KPMG the rogue in the story of SARS’s debasement
When news of an alleged “rogue unit” at the South African Revenue Service (SARS) surfaced in 2014, no one could have anticipated how wholly discredited that story would be just two-and-a-half years later.
In 2014, this newspaper reported extensively on the two narratives in the public domain.
One was about a sterling example of government excellence sinking under the weight of long-hidden scandals — the central skeleton was a murky covert unit that spied on the president and ran a brothel.
The other was that political forces were trying to discredit SARS and key officials in order to capture institutions in the financial cluster to promote self-accumulation and looting.
Now, it is clear that SARS was the first institution captured by those bent on looting — and if we connect the dots, we see that next in line was the Treasury, then the South African Reserve Bank. And now, the Financial Intelligence Centre and the Public Investment Corporation are also at risk.
KPMG was at the heart of the capture of SARS and its now wholly discredited report on the rogue unit was the fodder for charges against former finance minister Pravin Gordhan and the continued harassment of former SARS officials by the Hawks.
It was a narrative that set comrades against each other. But its ramifications were not only felt in the halls of power — journalists, media houses, media owners and editors all buckled beneath its weight.
And now, KPMG would like SA to think that it did nothing wrong in the probe into the alleged rogue unit, that it simply failed to “appropriately apply our own risk management and quality controls”.
The public relations waffle in its statement is weak and meaningless and makes no mention of the fact that it played a central role in the capturing and destruction of SARS, which will affect every taxpaying South African. It is far from enough and every taxpayer should demand more from the private firm that enabled the impotence of the tax agency.
Its statement refers only to the finding against Gordhan, which, let’s be honest, the auditing firm sucked out of its thumb. There was not a shred of evidence in the report to support the finding.
Judging by the latest findings on refunds by the tax ombudsman, the evidence of the destruction wrought by KPMG on SARS and other organisations is beginning to bear fruit.
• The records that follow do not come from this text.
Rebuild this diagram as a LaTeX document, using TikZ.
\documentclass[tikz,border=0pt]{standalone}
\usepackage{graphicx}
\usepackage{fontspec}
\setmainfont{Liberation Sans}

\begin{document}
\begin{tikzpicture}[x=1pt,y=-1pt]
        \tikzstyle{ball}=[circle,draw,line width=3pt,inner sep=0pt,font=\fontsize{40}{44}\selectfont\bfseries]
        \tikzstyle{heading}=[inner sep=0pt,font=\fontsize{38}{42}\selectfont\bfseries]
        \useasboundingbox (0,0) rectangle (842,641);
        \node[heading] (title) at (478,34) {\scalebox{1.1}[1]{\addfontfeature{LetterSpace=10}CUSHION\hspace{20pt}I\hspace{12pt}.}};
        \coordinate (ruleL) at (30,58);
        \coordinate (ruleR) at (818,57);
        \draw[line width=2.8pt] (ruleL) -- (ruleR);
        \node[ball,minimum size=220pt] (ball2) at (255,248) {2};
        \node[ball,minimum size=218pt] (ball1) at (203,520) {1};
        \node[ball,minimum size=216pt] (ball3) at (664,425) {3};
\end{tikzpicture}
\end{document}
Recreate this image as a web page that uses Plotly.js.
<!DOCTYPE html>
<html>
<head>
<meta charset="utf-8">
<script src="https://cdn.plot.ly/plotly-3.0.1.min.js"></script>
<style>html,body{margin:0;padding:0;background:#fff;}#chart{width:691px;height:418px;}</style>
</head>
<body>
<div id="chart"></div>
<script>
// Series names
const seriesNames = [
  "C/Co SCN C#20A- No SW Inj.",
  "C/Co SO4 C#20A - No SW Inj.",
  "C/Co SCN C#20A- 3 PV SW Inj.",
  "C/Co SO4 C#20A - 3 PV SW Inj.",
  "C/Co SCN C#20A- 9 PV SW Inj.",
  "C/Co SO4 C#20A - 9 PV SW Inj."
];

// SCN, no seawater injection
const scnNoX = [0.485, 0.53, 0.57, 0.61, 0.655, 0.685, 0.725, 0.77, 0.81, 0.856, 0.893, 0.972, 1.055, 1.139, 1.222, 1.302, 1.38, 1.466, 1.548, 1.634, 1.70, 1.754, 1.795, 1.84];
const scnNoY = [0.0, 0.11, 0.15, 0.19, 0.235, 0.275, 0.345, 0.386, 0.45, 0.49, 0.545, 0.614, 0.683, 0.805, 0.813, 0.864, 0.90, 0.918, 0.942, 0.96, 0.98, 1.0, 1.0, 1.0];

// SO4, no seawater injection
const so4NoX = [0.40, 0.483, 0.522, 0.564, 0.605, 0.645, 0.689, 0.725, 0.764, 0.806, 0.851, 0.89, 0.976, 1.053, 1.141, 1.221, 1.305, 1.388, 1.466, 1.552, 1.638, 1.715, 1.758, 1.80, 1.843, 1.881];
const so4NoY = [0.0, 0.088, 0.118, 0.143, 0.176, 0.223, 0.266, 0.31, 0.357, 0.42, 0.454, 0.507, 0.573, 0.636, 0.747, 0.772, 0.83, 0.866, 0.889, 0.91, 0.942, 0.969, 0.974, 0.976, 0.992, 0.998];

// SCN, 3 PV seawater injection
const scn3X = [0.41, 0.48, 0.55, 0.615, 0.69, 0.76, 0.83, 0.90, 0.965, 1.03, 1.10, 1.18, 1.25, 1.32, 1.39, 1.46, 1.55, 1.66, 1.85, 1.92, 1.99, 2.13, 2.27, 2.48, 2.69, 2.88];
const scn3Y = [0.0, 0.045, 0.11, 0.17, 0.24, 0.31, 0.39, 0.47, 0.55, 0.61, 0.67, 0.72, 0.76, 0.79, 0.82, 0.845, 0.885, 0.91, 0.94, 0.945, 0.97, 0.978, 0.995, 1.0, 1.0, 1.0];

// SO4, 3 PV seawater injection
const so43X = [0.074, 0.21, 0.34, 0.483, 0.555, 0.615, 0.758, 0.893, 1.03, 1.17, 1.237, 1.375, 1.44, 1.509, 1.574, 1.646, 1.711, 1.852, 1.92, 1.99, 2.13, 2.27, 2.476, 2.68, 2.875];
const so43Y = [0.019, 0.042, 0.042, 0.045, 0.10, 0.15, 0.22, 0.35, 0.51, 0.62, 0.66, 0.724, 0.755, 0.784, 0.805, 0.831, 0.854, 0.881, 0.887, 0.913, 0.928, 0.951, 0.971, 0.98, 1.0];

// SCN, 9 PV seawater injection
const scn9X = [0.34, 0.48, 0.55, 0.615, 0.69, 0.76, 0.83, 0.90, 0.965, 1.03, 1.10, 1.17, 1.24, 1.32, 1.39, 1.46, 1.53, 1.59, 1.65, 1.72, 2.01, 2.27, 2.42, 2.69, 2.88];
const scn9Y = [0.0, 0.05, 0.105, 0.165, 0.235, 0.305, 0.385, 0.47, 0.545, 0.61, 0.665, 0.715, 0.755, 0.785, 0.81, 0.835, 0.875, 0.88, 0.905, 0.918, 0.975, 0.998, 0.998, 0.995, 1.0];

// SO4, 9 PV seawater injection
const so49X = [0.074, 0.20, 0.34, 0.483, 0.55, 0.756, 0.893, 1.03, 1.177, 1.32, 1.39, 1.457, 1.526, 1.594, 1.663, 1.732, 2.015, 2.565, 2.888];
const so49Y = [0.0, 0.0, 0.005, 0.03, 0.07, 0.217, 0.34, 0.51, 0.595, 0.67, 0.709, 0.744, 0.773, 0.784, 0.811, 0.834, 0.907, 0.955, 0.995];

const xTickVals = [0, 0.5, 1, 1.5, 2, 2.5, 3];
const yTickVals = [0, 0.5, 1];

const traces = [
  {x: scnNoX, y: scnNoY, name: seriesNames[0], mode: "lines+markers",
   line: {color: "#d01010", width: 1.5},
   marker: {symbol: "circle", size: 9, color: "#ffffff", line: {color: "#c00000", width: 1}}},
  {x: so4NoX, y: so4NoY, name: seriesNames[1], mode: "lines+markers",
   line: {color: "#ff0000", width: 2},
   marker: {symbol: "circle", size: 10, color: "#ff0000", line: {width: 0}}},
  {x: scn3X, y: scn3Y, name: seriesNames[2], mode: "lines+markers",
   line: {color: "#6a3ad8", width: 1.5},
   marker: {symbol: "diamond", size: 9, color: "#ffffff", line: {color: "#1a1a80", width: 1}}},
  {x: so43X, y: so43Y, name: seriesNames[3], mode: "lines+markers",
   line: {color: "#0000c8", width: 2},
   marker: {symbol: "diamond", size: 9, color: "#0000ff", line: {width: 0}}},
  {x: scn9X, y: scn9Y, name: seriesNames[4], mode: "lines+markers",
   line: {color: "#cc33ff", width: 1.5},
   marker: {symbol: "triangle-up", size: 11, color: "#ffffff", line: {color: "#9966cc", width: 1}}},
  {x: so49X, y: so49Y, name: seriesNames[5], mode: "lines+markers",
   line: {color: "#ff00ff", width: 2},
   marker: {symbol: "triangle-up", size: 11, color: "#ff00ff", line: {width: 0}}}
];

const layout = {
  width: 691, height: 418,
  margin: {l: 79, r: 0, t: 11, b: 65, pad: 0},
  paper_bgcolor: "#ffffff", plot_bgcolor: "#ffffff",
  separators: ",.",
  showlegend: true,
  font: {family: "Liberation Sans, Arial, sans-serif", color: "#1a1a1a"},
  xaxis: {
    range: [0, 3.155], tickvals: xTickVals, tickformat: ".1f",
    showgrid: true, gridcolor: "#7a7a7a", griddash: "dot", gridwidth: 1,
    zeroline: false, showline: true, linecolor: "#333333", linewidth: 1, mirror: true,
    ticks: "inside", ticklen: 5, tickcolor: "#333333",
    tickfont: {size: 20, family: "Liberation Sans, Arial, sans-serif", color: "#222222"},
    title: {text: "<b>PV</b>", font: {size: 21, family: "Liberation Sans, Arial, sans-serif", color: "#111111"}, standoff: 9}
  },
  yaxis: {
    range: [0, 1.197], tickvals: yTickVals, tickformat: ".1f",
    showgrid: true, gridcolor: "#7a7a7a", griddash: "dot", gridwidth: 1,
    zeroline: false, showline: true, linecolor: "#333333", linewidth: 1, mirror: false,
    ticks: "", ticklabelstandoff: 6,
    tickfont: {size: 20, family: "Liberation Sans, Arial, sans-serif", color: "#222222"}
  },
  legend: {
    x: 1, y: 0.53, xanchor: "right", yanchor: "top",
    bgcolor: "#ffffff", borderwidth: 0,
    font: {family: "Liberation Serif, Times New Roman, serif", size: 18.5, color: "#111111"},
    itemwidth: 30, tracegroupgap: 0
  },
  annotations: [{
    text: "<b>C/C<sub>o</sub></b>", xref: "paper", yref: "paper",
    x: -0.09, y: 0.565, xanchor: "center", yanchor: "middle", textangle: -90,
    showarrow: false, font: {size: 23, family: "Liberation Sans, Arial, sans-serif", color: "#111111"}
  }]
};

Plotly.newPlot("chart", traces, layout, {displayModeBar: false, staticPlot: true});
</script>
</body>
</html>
KPMG did not simply provide a report that caused individuals to be kicked out of an institution, it enabled a complete overhaul of the institution and it did so intentionally.
It does not explain why recommendations that made their way into the final report had been sent to the firm from SARS’s attorneys, which instructed KPMG what findings and recommendations to make.
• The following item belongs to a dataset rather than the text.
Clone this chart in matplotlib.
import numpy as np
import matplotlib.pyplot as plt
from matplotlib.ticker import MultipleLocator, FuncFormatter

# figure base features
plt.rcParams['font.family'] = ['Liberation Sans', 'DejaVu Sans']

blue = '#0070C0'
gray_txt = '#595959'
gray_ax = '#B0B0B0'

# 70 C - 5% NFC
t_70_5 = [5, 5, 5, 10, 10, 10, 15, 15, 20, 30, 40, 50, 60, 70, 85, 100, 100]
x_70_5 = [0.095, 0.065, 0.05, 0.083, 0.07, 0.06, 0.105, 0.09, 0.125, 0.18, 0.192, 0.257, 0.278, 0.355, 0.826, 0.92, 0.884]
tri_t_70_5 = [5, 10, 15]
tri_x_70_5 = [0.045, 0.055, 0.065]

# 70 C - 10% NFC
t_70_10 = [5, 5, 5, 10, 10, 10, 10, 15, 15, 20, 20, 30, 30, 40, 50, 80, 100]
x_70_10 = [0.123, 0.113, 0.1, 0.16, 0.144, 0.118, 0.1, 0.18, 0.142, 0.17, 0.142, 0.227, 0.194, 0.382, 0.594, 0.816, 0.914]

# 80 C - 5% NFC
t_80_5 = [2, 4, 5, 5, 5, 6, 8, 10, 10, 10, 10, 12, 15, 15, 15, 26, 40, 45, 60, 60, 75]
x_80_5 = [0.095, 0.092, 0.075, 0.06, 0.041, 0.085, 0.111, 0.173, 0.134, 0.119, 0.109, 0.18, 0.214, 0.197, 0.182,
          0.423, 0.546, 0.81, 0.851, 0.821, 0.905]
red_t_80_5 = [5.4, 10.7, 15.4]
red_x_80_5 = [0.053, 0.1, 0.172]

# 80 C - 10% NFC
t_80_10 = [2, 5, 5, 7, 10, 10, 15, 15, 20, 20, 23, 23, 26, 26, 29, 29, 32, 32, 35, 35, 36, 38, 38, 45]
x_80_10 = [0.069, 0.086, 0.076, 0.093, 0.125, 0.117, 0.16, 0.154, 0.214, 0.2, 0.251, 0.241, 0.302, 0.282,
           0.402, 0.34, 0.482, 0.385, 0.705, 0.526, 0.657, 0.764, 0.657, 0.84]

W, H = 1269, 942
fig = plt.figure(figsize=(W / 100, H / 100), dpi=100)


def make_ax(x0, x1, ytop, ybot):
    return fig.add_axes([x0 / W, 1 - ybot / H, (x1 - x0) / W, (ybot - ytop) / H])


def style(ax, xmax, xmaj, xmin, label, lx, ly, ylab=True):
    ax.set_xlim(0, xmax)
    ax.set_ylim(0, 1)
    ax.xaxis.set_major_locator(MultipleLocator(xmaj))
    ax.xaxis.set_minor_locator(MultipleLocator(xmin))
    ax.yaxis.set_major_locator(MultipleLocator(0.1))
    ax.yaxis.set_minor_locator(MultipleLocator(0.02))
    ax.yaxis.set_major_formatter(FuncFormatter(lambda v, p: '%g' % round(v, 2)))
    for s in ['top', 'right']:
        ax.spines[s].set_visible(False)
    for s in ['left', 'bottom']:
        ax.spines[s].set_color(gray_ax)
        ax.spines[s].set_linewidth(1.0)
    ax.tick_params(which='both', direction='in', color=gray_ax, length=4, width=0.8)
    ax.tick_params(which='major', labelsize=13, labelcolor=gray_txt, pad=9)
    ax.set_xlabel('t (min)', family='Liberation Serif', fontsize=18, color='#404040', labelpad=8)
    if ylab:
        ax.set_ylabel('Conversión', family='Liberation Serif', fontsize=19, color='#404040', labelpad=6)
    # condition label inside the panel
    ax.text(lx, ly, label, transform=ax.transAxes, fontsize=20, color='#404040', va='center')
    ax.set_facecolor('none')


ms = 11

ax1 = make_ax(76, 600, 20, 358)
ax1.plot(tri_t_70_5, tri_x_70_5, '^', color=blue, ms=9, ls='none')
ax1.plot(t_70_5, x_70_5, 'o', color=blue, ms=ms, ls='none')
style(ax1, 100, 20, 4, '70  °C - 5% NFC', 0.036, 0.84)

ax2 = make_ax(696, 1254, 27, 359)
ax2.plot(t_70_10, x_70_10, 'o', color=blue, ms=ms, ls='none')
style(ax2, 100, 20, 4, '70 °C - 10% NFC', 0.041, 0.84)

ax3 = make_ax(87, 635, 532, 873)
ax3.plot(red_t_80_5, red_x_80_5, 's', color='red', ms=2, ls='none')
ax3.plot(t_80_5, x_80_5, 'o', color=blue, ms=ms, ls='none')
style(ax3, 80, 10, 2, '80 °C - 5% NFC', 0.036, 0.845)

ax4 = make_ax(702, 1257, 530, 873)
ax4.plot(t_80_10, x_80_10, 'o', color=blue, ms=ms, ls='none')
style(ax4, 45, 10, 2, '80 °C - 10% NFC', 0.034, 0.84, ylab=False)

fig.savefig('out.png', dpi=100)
The memorandum instructed the auditors to make clearer findings of guilt against certain individuals. This does not sound like poor quality control, but fraud.
The recommendations and findings of the report quote verbatim from the memorandum, which is a rather dubious state of affairs.
Nowhere does KPMG admit its conflict of interest when taking up the SARS contract. A tobacco company that formed part of the sordid mess was also a KPMG client at the time. The firm failed to mention this during and after the submission of its final report, which was leaked to the Sunday Times in December 2015.
A further question to ask is whether KPMG has made its newly found disclosure on “risk management and quality controls” available to the government, which relied on the report when Gordhan received 27 questions on the eve of the 2016 budget.
State Security Minister David Mahlobo and then police minister Nathi Nhleko relied on information about equipment procured by the alleged unit that was contained in the KPMG report when briefing the media on the Hawks investigation into the so-called rogue unit in 2016.
SARS commissioner Tom Moyane also laid charges against people implicated in the alleged unit using the KPMG report as a basis.
The report not only damaged SARS irreversibly but also led to investigations into former commissioners Gordhan and Oupa Magashule and other key officials. It was the source of information about the pension payout to former SARS deputy commissioner Ivan Pillay, for which charges against Gordhan, Magashule and Pillay were lodged and then dropped in 2016.
The KPMG report is also the source of the version of the allegations on the bugging of the National Prosecuting Authority offices, for which Gordhan, Pillay and others may yet be charged.
The findings and recommendations on “Project Sunday Evenings”, as the alleged bugging was dubbed, were literally cut and pastes, spelling errors and all, from the memorandum from the SARS attorneys on the final report.
So much for independent forensic investigation — which leads to yet another way KPMG sought to sidestep questions about why it failed to interview anyone implicated in its report. It had changed its mandate from a “forensic investigation” to a “documentary review”.
In December 2014, after the suspension of key officials at SARS based on the findings of an internal investigation headed by advocate Muzi Sikhakhane, Business Day asked the tax agency why certain officials were suspended when there were no findings against them in the internal probe.
Then spokesman Luther Lebelo replied that the officials had been suspended based on findings by KPMG as well as SARS senior counsel.
It is clear that from the beginning there was an acute awareness from the new leadership of SARS that KPMG would do their bidding — Lebelo’s response was received just as the firm was beginning its investigation.
We also now discover that KPMG had an 18-year relationship with the Gupta family — its usefulness was well established by the family and its allies. It cannot therefore say it “had no political motivation or intent to mislead”, as it did in the statement last week.
Its actions had far-reaching political ramifications for which it has yet to answer.